■ DIRECTIVE
All lines from the top of the records below through the line holding "xticks = [0, 10, 20, 30, 40, 50, 60]", and only those, should be printed exactly, minus the pictures.

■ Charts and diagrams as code
★ ★ ★

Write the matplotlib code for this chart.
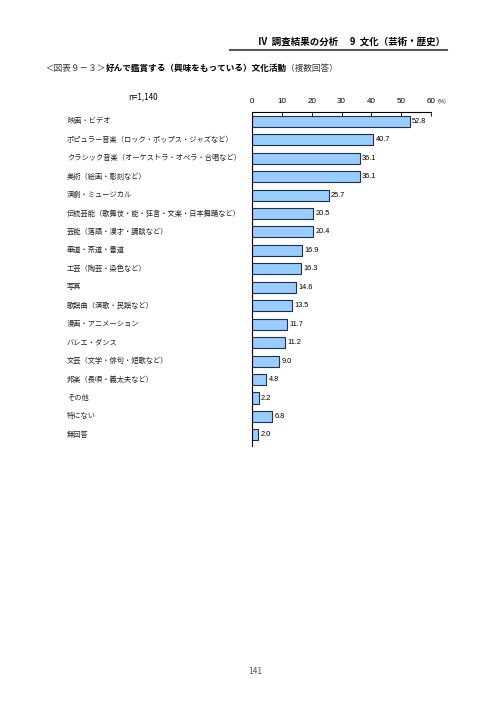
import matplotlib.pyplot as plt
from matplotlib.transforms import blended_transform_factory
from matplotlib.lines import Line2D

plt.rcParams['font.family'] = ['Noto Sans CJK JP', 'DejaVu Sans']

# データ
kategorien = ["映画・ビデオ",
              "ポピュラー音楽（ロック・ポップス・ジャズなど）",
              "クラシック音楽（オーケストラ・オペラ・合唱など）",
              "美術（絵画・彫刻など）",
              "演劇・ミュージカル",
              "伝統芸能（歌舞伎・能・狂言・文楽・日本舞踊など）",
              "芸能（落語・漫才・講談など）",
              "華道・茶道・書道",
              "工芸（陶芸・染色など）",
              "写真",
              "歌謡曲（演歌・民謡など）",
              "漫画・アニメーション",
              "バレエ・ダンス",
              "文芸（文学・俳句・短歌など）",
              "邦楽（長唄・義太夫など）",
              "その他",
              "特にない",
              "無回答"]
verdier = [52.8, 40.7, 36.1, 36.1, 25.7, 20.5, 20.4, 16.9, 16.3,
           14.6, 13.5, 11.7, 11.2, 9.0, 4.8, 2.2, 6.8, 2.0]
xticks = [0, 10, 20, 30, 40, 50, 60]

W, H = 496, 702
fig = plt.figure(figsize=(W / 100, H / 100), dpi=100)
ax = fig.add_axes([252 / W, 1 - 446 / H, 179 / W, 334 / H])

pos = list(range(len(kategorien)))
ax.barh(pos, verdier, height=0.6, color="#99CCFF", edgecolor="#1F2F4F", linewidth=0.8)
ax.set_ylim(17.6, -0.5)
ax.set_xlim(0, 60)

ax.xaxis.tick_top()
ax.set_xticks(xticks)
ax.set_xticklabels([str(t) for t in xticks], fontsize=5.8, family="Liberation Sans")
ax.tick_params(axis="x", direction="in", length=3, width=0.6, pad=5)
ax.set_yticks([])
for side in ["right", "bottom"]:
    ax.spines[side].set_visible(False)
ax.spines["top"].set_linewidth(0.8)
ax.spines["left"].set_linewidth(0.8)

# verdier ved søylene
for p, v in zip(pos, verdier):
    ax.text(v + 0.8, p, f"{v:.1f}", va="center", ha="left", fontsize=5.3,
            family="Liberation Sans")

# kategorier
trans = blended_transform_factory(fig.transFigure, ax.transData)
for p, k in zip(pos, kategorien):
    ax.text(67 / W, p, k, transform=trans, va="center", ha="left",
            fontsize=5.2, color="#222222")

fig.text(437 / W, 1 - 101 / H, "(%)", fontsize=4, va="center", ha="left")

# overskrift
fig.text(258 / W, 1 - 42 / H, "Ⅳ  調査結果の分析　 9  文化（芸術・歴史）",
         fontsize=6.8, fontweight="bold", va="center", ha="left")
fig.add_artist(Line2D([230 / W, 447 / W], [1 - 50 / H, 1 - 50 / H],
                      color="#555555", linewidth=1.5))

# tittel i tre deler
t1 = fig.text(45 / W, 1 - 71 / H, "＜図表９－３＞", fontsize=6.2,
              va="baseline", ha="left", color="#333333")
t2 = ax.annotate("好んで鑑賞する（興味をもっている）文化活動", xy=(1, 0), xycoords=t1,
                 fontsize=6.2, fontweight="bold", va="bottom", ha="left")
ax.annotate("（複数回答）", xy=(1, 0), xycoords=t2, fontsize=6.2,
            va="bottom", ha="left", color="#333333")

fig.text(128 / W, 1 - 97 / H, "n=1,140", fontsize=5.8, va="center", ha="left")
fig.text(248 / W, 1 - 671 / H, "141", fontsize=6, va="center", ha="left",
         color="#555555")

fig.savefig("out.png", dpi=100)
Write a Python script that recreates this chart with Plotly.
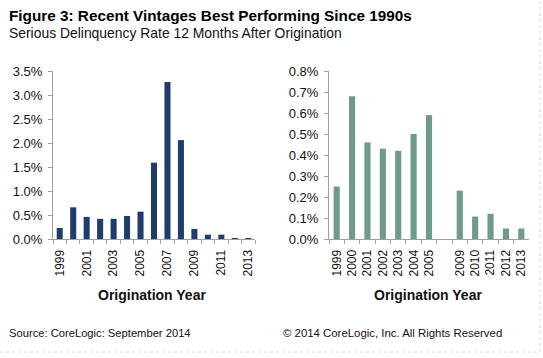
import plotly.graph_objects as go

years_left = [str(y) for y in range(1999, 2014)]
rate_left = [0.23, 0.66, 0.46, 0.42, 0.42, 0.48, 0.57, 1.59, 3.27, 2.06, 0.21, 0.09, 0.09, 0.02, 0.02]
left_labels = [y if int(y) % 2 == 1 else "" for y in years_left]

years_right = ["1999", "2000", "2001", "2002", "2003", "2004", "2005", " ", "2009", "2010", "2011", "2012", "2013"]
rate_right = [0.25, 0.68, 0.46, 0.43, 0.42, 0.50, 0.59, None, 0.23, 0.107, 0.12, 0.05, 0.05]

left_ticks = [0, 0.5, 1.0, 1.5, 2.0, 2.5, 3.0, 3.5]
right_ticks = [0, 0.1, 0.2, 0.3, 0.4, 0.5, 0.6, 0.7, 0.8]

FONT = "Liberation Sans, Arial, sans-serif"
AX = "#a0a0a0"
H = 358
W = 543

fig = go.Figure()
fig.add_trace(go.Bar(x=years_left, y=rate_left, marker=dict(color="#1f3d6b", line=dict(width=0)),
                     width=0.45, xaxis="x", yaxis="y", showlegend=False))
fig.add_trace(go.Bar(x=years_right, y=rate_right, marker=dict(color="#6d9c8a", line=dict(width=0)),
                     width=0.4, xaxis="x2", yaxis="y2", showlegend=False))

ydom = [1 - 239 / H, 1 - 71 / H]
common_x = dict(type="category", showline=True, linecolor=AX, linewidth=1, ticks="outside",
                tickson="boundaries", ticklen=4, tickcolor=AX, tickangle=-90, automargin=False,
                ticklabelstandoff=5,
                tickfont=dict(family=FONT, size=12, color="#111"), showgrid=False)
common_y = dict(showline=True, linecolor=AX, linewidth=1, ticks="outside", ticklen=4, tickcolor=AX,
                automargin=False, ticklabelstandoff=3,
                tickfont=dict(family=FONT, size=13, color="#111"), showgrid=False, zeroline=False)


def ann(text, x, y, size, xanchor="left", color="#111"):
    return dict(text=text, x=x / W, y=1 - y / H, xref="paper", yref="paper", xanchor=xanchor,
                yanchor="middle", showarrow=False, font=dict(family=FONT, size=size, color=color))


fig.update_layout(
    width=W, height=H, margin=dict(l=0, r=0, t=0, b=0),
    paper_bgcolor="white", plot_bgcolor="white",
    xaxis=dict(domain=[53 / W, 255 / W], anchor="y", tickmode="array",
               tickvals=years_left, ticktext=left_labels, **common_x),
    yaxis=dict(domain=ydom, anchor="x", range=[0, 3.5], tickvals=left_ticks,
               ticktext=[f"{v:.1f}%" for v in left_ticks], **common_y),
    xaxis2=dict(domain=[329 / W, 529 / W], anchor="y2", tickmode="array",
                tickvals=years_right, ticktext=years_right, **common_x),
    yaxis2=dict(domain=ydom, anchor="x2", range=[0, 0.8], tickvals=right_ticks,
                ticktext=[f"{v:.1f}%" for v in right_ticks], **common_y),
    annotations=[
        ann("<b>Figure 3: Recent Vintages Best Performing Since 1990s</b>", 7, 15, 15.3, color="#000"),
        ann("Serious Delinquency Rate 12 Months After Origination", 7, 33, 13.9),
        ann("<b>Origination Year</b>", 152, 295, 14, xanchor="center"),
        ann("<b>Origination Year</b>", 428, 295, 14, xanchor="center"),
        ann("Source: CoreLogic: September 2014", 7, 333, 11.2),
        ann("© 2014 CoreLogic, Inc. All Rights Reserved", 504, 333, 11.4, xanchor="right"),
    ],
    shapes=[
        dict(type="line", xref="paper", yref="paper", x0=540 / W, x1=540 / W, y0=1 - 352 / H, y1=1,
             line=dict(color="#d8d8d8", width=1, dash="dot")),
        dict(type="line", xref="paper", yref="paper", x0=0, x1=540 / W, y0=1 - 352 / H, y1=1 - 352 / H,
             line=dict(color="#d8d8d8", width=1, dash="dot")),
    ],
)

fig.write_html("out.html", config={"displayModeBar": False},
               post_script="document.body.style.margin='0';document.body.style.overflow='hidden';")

★ ★ ★

■ TASK RESULT
Write the matplotlib code for this chart.
import matplotlib.pyplot as plt
from matplotlib.transforms import blended_transform_factory
from matplotlib.lines import Line2D

plt.rcParams['font.family'] = ['Noto Sans CJK JP', 'DejaVu Sans']

# データ
kategorien = ["映画・ビデオ",
              "ポピュラー音楽（ロック・ポップス・ジャズなど）",
              "クラシック音楽（オーケストラ・オペラ・合唱など）",
              "美術（絵画・彫刻など）",
              "演劇・ミュージカル",
              "伝統芸能（歌舞伎・能・狂言・文楽・日本舞踊など）",
              "芸能（落語・漫才・講談など）",
              "華道・茶道・書道",
              "工芸（陶芸・染色など）",
              "写真",
              "歌謡曲（演歌・民謡など）",
              "漫画・アニメーション",
              "バレエ・ダンス",
              "文芸（文学・俳句・短歌など）",
              "邦楽（長唄・義太夫など）",
              "その他",
              "特にない",
              "無回答"]
verdier = [52.8, 40.7, 36.1, 36.1, 25.7, 20.5, 20.4, 16.9, 16.3,
           14.6, 13.5, 11.7, 11.2, 9.0, 4.8, 2.2, 6.8, 2.0]
xticks = [0, 10, 20, 30, 40, 50, 60]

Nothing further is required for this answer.